STATED GOAL. Pull each line holding the word "with" from the data.

Charts and diagrams as code.
══════════

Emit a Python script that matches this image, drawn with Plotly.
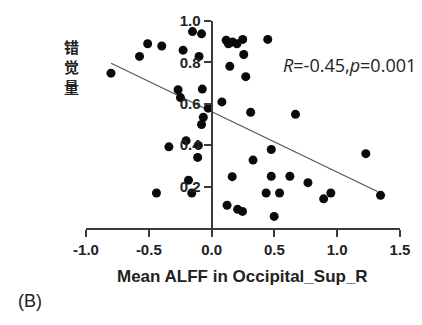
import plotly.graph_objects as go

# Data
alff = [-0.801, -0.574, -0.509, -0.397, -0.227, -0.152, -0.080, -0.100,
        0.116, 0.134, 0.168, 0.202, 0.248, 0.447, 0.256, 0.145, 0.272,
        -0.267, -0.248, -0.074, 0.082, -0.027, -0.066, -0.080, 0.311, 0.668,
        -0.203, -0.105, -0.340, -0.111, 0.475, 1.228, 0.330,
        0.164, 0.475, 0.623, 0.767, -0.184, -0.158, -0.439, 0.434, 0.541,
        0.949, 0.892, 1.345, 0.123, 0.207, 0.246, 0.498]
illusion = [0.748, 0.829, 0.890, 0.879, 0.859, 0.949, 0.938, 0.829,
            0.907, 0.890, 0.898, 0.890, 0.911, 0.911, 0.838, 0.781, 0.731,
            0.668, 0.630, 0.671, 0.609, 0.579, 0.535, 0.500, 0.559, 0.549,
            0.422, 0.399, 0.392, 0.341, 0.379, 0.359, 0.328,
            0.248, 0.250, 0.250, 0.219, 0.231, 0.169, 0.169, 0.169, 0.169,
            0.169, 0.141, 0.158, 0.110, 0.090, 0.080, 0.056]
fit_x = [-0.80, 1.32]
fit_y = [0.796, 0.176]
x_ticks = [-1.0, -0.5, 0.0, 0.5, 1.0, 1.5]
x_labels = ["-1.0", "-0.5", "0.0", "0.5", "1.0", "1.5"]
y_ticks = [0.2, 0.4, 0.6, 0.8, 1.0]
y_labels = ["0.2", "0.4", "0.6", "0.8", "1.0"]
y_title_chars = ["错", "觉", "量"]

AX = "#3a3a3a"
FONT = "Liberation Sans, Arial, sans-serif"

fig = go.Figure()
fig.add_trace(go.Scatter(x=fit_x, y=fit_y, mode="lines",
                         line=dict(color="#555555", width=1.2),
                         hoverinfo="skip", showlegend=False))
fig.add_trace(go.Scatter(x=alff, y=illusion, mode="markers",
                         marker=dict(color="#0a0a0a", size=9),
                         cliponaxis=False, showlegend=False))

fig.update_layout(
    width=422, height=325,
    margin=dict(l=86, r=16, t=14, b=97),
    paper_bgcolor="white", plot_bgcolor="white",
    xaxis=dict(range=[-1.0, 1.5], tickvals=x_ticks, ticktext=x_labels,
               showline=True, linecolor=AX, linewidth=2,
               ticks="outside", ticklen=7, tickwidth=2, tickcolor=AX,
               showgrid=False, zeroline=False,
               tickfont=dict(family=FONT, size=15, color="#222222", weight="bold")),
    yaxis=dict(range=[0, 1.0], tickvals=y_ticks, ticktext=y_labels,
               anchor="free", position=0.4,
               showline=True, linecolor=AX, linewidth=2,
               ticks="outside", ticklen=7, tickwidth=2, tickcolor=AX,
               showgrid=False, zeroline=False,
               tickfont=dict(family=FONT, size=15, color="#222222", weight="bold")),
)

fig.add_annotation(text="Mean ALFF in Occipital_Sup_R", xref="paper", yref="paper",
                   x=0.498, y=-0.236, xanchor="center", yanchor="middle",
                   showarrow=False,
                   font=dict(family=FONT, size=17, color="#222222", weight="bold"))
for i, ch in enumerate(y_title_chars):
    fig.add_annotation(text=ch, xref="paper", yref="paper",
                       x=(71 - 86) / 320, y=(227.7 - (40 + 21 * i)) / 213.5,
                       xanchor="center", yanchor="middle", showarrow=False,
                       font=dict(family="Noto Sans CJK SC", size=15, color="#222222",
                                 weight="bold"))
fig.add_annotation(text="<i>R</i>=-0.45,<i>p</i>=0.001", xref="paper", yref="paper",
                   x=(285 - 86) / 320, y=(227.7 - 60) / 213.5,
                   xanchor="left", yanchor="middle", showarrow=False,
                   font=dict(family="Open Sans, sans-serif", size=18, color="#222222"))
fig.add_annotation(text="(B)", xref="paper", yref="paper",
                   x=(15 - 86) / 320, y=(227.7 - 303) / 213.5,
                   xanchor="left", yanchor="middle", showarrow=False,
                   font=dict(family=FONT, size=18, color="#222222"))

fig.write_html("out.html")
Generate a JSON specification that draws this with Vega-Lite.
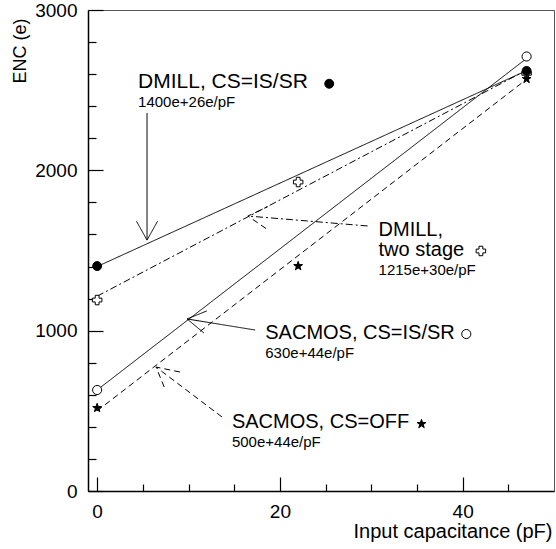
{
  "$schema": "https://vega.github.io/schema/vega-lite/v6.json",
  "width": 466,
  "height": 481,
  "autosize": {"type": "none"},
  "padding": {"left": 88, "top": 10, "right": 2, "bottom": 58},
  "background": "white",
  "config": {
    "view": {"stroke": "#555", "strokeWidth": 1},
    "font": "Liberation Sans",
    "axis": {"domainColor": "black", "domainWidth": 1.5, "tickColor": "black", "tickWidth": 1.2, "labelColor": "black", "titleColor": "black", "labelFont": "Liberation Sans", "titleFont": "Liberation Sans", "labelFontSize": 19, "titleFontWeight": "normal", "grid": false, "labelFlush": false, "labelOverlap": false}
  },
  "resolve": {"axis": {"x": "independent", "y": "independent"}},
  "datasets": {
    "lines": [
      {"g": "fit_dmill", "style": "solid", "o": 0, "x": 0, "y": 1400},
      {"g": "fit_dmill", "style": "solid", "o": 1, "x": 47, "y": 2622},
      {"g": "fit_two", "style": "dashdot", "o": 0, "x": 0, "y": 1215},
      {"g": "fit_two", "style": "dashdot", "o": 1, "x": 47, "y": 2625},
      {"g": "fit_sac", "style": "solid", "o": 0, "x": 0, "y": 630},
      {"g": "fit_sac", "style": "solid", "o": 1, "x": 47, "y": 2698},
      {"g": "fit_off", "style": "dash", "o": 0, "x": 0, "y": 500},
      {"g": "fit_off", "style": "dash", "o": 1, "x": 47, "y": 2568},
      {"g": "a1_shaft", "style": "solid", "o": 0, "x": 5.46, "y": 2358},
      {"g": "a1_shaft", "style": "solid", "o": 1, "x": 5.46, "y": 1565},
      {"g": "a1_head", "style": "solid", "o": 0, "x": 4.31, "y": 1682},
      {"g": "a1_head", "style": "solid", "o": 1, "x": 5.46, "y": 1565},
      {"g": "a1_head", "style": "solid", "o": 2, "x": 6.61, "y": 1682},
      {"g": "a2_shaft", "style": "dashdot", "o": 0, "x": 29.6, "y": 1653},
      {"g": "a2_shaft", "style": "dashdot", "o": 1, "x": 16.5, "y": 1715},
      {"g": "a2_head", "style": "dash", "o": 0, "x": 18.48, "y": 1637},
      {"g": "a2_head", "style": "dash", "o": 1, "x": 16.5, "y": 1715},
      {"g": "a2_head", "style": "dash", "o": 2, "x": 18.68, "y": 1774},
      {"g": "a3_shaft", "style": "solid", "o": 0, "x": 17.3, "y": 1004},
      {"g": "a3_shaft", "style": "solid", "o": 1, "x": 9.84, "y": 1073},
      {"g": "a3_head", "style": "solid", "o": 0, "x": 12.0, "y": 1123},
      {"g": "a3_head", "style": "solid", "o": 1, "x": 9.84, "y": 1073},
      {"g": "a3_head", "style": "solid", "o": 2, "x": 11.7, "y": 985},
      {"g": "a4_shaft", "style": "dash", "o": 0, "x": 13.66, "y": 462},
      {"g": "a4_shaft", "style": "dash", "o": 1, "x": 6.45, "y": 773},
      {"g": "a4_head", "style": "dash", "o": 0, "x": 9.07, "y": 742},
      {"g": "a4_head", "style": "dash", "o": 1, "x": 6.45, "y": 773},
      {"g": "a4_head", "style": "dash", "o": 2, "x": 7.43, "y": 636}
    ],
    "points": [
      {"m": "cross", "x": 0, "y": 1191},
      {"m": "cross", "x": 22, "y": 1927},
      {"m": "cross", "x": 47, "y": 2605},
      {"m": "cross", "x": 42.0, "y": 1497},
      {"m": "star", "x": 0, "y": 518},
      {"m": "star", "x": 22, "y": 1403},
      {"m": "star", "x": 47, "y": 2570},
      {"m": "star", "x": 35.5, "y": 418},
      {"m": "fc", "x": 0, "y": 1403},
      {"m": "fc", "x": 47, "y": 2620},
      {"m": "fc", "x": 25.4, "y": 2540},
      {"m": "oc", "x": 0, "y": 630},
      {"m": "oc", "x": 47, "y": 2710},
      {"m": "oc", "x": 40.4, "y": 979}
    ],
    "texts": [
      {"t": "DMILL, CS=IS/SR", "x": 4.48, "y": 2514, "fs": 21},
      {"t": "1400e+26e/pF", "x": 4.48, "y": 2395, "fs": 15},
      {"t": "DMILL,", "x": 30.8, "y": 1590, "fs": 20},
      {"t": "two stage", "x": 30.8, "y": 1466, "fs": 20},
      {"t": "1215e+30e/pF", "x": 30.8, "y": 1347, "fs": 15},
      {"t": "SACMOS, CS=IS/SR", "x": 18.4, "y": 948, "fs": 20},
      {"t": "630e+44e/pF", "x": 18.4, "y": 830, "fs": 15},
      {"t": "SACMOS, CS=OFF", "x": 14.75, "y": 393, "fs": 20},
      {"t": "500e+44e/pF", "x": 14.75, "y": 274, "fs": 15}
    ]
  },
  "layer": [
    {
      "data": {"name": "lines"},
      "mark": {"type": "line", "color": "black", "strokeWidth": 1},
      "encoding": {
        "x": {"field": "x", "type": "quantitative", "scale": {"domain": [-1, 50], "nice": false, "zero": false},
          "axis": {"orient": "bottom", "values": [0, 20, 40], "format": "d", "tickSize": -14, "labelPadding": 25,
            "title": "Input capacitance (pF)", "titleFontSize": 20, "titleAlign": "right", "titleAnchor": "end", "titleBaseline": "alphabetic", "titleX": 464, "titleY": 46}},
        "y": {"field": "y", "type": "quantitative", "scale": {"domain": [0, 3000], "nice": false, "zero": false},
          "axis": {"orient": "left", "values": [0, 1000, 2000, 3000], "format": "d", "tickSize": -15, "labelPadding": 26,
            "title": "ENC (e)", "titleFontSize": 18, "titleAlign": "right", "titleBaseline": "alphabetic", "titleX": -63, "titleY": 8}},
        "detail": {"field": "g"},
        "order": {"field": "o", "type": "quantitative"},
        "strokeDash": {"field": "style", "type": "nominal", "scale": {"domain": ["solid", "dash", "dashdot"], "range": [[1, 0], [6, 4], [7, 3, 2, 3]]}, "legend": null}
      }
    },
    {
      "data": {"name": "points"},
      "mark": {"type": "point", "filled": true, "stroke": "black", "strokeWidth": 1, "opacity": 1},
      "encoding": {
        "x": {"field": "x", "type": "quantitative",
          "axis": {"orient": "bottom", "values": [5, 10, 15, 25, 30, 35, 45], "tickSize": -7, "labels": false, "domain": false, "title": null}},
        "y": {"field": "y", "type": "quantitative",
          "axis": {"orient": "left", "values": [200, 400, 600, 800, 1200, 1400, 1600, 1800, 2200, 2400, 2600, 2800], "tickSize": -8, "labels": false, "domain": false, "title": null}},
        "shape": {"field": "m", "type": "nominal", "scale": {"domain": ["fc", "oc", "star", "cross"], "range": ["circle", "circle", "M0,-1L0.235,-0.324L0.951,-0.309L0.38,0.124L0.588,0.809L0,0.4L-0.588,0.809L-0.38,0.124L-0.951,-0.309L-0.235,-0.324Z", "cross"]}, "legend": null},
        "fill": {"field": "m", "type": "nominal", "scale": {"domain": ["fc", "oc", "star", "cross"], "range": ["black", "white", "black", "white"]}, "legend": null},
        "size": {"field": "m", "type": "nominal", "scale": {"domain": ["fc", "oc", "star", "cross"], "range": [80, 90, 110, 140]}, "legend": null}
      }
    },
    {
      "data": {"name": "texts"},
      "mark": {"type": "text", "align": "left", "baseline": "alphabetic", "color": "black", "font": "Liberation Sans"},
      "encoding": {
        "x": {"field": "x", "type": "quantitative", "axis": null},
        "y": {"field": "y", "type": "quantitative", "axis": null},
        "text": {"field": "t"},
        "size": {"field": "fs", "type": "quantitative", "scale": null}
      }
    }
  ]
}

══════════

SOLUTION FOR THIS PROBLEM.
Emit a Python script that matches this image, drawn with Plotly.
Generate a JSON specification that draws this with Vega-Lite.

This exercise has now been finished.